LaTronica noted the theory is that fines ensure library materials will come back sooner, but in practice, “people accrue fines and never come back.”
At the Brooks Memorial Library's 50th anniversary party in September, author and advice columnist Amy Dickinson spoke at length about her opposition to library late fees.
Last year, a young girl who lives in Dickinson's town said she needed help with a homework assignment. Dickinson suggested she go the library. But the girl owed late fees her family never paid. As a result, “her fear over the fee prevented her from as much as setting foot inside the institution for several years,” Dickinson said.
LaTronica and Dickinson both characterized late fees as punitive measures inappropriate for building good relationships between the library and the people who need to use it.
“The item is back and in use,” LaTronica said, yet the fees remain.
“I get it,” said Dickinson. “The late fees are more or less built into the library concept. Late fees raise revenue and provide a financial incentive for people to return their materials and keep them in circulation. But late fees don't do any of these things if they're never collected.”
“Late fees are the enemy of early literacy,” Dickinson said, “because instead of promoting responsible behavior, they suppress library visits for some of the people who need the institution the most.”

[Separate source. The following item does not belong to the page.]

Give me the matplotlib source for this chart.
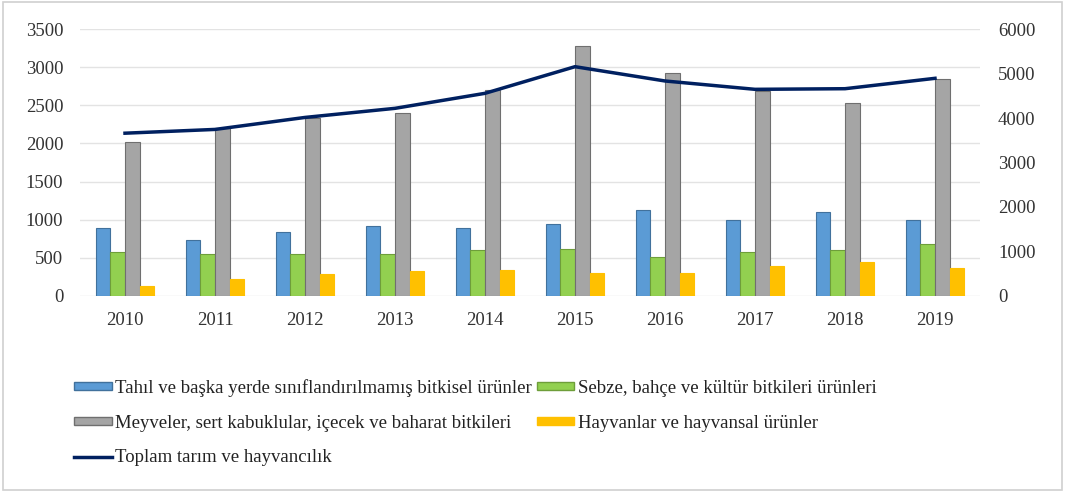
import matplotlib.pyplot as plt
import numpy as np
from matplotlib.lines import Line2D
from matplotlib.patches import Patch, Rectangle

years = ['2010', '2011', '2012', '2013', '2014', '2015', '2016', '2017', '2018', '2019']
tahil = [895, 736, 833, 920, 889, 938, 1126, 990, 1100, 990]
sebze = [572, 546, 550, 550, 600, 617, 506, 578, 596, 679]
meyve = [2025, 2207, 2339, 2396, 2703, 3282, 2922, 2693, 2530, 2843]
hayvan = [127, 215, 281, 324, 338, 302, 302, 394, 438, 368]
toplam = [3660, 3745, 4015, 4220, 4558, 5158, 4836, 4648, 4662, 4896]

labels = ['Tahıl ve başka yerde sınıflandırılmamış bitkisel ürünler',
          'Sebze, bahçe ve kültür bitkileri ürünleri',
          'Meyveler, sert kabuklular, içecek ve baharat bitkileri',
          'Hayvanlar ve hayvansal ürünler',
          'Toplam tarım ve hayvancılık']

plt.rcParams['font.family'] = ['Liberation Serif', 'DejaVu Serif']

fig = plt.figure(figsize=(10.65, 4.92), dpi=100)
fig.patches.append(Rectangle((0.003, 0.005), 0.994, 0.99, transform=fig.transFigure,
                             fill=False, edgecolor='#d0d0d0', linewidth=1.2))
ax = fig.add_axes([80 / 1065, 1 - 295.7 / 492, 900 / 1065, 266.4 / 492])
ax2 = ax.twinx()

x = np.arange(len(years))
w = 0.163
cols = [('#5B9BD5', '#41719C'), ('#92D050', '#6E9E3A'), ('#A5A5A5', '#6F6F6F'), ('#FFC000', '#FFC000')]
series = [tahil, sebze, meyve, hayvan]
for i, (vals, (fc, ec)) in enumerate(zip(series, cols)):
    ax.bar(x + (i - 1.5) * w, vals, width=w, color=fc, edgecolor=ec, linewidth=0.8, zorder=3)

ax2.plot(x, toplam, color='#002060', linewidth=2.5, zorder=4)

ax.set_xlim(-0.5, 9.5)
ax.set_ylim(0, 3500)
ax.set_yticks(range(0, 3501, 500))
ax2.set_ylim(0, 6000)
ax2.set_yticks(range(0, 6001, 1000))
ax.set_xticks(x)
ax.set_xticklabels(years)
ax.yaxis.grid(True, color='#e3e3e3', linewidth=1, zorder=0)
ax.set_axisbelow(True)
for a in (ax, ax2):
    for s in a.spines.values():
        s.set_visible(False)
    a.tick_params(length=0, labelsize=13.5, colors='#333333')
ax.tick_params(axis='y', pad=12)
ax.tick_params(axis='x', pad=12)
ax2.tick_params(axis='y', pad=13)
# keep line above bars
ax2.set_zorder(2)
ax.set_zorder(1)
ax2.patch.set_visible(False)

handles = [Patch(facecolor=cols[0][0], edgecolor=cols[0][1]),
           Patch(facecolor=cols[2][0], edgecolor=cols[2][1]),
           Line2D([], [], color='#002060', linewidth=2.5),
           Patch(facecolor=cols[1][0], edgecolor=cols[1][1]),
           Patch(facecolor=cols[3][0], edgecolor=cols[3][1])]
hl = [labels[0], labels[2], labels[4], labels[1], labels[3]]
fig.legend(handles, hl, ncol=2, loc='upper left', bbox_to_anchor=(74 / 1065, 1 - 379 / 492),
           frameon=False, fontsize=13.5, handlelength=2.0, handleheight=0.3,
           handletextpad=0.2, columnspacing=0.25, labelspacing=0.95, borderpad=0,
           borderaxespad=0, labelcolor='#222222')

fig.savefig('out.png', dpi=100)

In her work with other libraries, LaTronica noticed those that did away with late fees placed “conscience jars” on the desks. It changed the culture, LaTronica said, to one where patrons saw the payment as a contribution toward the library, “rather than, 'I am taking my punishment.'”
LaTronica told the Selectboard her idea for a “conscience jar.” “We thought of having a voting jar, like they do at Amy's [Bakery],” she said. “Are you feeling generous, or are you feeling guilty? Either way, just put your money in!”
LaTronica said the decision to do away with late fees fits in with the Selectboard's decision to support diversity, equity, and inclusivity in the community and in municipal functions. She said one idea townspeople brought up at the public hearings stuck with her: Town officials should assign resources to further this goal.
“It really is about equity,” she said. “What's the greater cost to the community?” A line item in a budget, or “a kid missing out on the library?”
Because LaTronica, as library director, has fiduciary responsibility to the town and its residents, she and her staff and the trustees are “working on the nuts and bolts” of implementing this change.
In the past few fiscal years, the Brooks Memorial Library planned to receive about $16,000 annually in revenue from library fines to help cover a budget of about $620,000. LaTronica said the amount they actually collect varies.
To make up for this loss without having to significantly raise the budget - which is partly raised through taxes - the trustees agreed to use some of the library's endowment to cover training, conferences, and memberships for staff, professional services, adult programming, and the budgets for adult and juvenile books.
“We generally take 4 percent per year from the library's endowment, but with the Ronald Read estate, that 4 percent went way up” in the last few years, LaTronica said. In 2015, the library received an unrestricted gift of $1.2 million from the estate of Read, who passed away the previous year.
“Thanks to Mr. Read and others who came before him, we are in such a good position,” LaTronica said.
LaTronica said she was not sure when the policy would change and the fines would disappear, but it won't happen until first the Selectboard, and then Representative Town Meeting, approve the library's budget. “The library trustees voted their intention to eliminate fines, but it's our responsibility to ensure all is in place before we move forward,” she added.
A few Selectboard members voiced their approval of doing away with late fees.
Board Chair Kate O'Connor admitted to owing some money, and pointed out that after the overdue fines disappear, “I won't have to wear my dark glasses when I go into the library.”